As an artist, or someone who considers themself one, I’ve always lived by the importance of being weird. It’s deeply rooted in me to try and think differently, explore new connections and create something from what you know while staying open enough (check that ego, man…!) to learn and listen as much as you can.
Lately, I’ve been listing some ways I feel we’re #winning at raising our kids to be artists too.
For instance, our toddler tells the time by holidays. An eerie sunset in July? “Mom, look! It’s Halloween…!” Snowfall on a March morning? “CHRISTMAS!!” It probably is confusing that we threaten to call Santa from New Year’s Eve on… But I haven’t corrected her on the assumption that the weather makes the day special.
Our oldest has a way of getting to the punchline when you least expect it.

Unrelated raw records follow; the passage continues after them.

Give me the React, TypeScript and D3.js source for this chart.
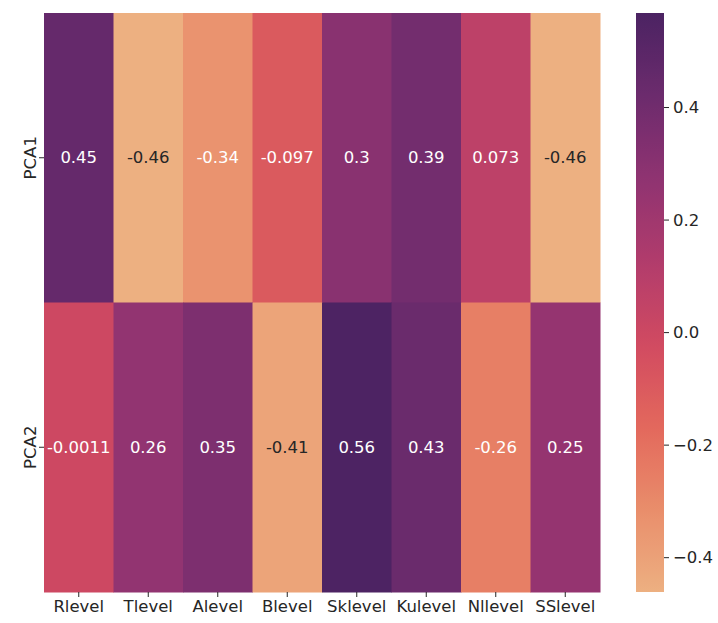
import React from "react";
import * as d3 from "d3";

const rows = ["PCA1", "PCA2"];
const cols = ["Rlevel", "Tlevel", "Alevel", "Blevel", "Sklevel", "Kulevel", "Nllevel", "SSlevel"];
const pca1 = [0.45, -0.46, -0.34, -0.097, 0.3, 0.39, 0.073, -0.46];
const pca2 = [-0.0011, 0.26, 0.35, -0.41, 0.56, 0.43, -0.26, 0.25];
const labels1 = ["0.45", "-0.46", "-0.34", "-0.097", "0.3", "0.39", "0.073", "-0.46"];
const labels2 = ["-0.0011", "0.26", "0.35", "-0.41", "0.56", "0.43", "-0.26", "0.25"];
const cbTicks = [-0.4, -0.2, 0.0, 0.2, 0.4];
const flareStops = ["#edb081", "#e98d6b", "#e3685c", "#d14a61", "#b13c6c", "#8f3371", "#6c2b6d", "#4b2362"];

const vmin = -0.461;
const vmax = 0.568;

export default function App() {
  const W = 718, H = 623;
  const left = 44, right = 600, top = 13, bottom = 592;
  const x = d3.scaleBand<string>().domain(cols).range([left, right]).padding(0);
  const y = d3.scaleBand<string>().domain(rows).range([top, bottom]).padding(0);
  const interp = d3.piecewise(d3.interpolateRgb, flareStops);
  const color = (v: number) => interp(Math.max(0, Math.min(1, (v - vmin) / (vmax - vmin))));
  const cbX0 = 636, cbX1 = 664;
  const cy = d3.scaleLinear().domain([vmin, vmax]).range([bottom, top]);
  const data = [
    { row: rows[0], vals: pca1, labs: labels1 },
    { row: rows[1], vals: pca2, labs: labels2 },
  ];
  const textColor = (c: string) => {
    const rgb = d3.rgb(c);
    const lin = (u: number) => {
      u /= 255;
      return u <= 0.03928 ? u / 12.92 : Math.pow((u + 0.055) / 1.055, 2.4);
    };
    const lum = 0.2126 * lin(rgb.r) + 0.7152 * lin(rgb.g) + 0.0722 * lin(rgb.b);
    return lum > 0.408 ? "#262626" : "#ffffff";
  };
  const font = "DejaVu Sans, sans-serif";
  const fs = 16.5;
  const gradStops = d3.range(0, 1.0001, 0.02);
  return (
    <svg width={W} height={H} style={{ position: "absolute", left: 0, top: 0, background: "#fff" }}>
      <defs>
        <linearGradient id="cbgrad" x1="0" y1="1" x2="0" y2="0">
          {gradStops.map((t, i) => (
            <stop key={i} offset={t} stopColor={interp(t)} />
          ))}
        </linearGradient>
      </defs>
      {data.map((d) =>
        d.vals.map((v, i) => {
          const c = color(v);
          return (
            <g key={d.row + i}>
              <rect x={x(cols[i])} y={y(d.row)} width={x.bandwidth() + 0.5} height={y.bandwidth() + 0.5} fill={c} />
              <text
                x={(x(cols[i]) as number) + x.bandwidth() / 2}
                y={(y(d.row) as number) + y.bandwidth() / 2}
                textAnchor="middle"
                dominantBaseline="central"
                fontFamily={font}
                fontSize={fs}
                fill={textColor(c)}
              >
                {d.labs[i]}
              </text>
            </g>
          );
        })
      )}
      {cols.map((c) => {
        const cx = (x(c) as number) + x.bandwidth() / 2;
        return (
          <g key={c}>
            <line x1={cx} x2={cx} y1={bottom} y2={bottom + 5} stroke="#262626" strokeWidth={1} />
            <text x={cx} y={bottom + 8} textAnchor="middle" dominantBaseline="hanging" fontFamily={font} fontSize={fs} fill="#262626">
              {c}
            </text>
          </g>
        );
      })}
      {rows.map((r) => {
        const cyy = (y(r) as number) + y.bandwidth() / 2;
        return (
          <g key={r}>
            <line x1={left - 5} x2={left} y1={cyy} y2={cyy} stroke="#262626" strokeWidth={1} />
            <text
              transform={`translate(${left - 8},${cyy}) rotate(-90)`}
              textAnchor="middle"
              fontFamily={font}
              fontSize={fs}
              fill="#262626"
            >
              {r}
            </text>
          </g>
        );
      })}
      <rect x={cbX0} y={top} width={cbX1 - cbX0} height={bottom - top} fill="url(#cbgrad)" />
      {cbTicks.map((t) => (
        <g key={t}>
          <line x1={cbX1} x2={cbX1 + 5} y1={cy(t)} y2={cy(t)} stroke="#262626" strokeWidth={1} />
          <text x={cbX1 + 9} y={cy(t)} dominantBaseline="central" fontFamily={font} fontSize={fs} fill="#262626">
            {d3.format(".1f")(t).replace("-", "\u2212")}
          </text>
        </g>
      ))}
    </svg>
  );
}
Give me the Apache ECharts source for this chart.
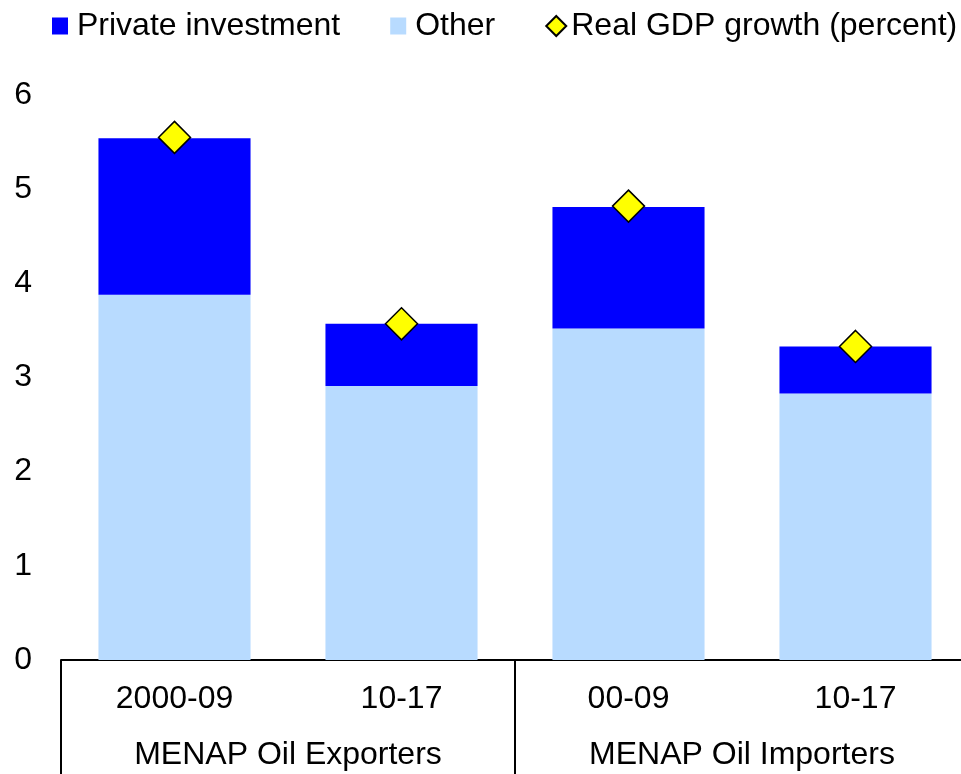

One example that comes to mind is over dinner- the kind where I actually followed multiple recipes and tried…After she pushed her plate away, I politely asked, “Honey, what don’t you like about the food?” She replied, “The taste.”
The poet and comedienne.
You might know I love to be in the kitchen and often have children with me. We pass around the bowl of seeds from the butternut squash to “smell October” and suppress yelling by *arming ourselves with towels.
*There’s nothing too artful to that, but suffice to say it’s safe to add a third of the flour called for in any recipe as it will inevitably coat the counter and all humans by the bowl.
Once while standing on her stool next to the onions, our toddler said, “Mom, my eyes are watered.” And I (usually) let them crack eggs, measure vanilla and stir things to a fare-thee-well.
I especially like when they dress themselves…“When did you decide on the bikini for the dinner party?” Or when I took our 3-year-old to pre-school in boots, only to find her in tap shoes when we arrived.
How much artwork are we supposed to save? I used to find mine right back on my bed. No hard feelings, mom. I get it!
A real conversation at our home:
“This is a dinosaur eating your head.”
“Lovely! Let’s tape that up somewhere.”
Potty-training got easier once our daughter renamed it her “magic show”. And I’m not sure how many imaginary friends we have but, there’s a minimum of 12 plates when I get "help" setting the table.
I like listening to my kids play. Although when the oldest starts telling the youngest what to say, it’s hard for me not to interrupt. “Quit feeding her lines!” or “The first rule of improv is ‘Yes-And’...”
Or when they like to express themselves through music. “WOW! SO beautiful! Now, can you play it like a lullaby?” “How would that dust ball over there sound?”
All kids are naturally creative. This excites me. I like a little deviance from the norm.
This must be why, when the kindergarten teacher wrote a paragraph message to me about my daughter cutting her hair, I forgot to respond. But, I did send her in a braid the following day.
I guess one of my fears as a parent is to somehow hinder their big ideas… Still, we walk a fine line of “How long am I expected to trip over this fort?” and “If I see one more cap-less marker… you’ll never work again in this town!”
On my best days, every space is brimming with opportunities and fun, but on the more challenging, I just try to remember… they’re trying hard too.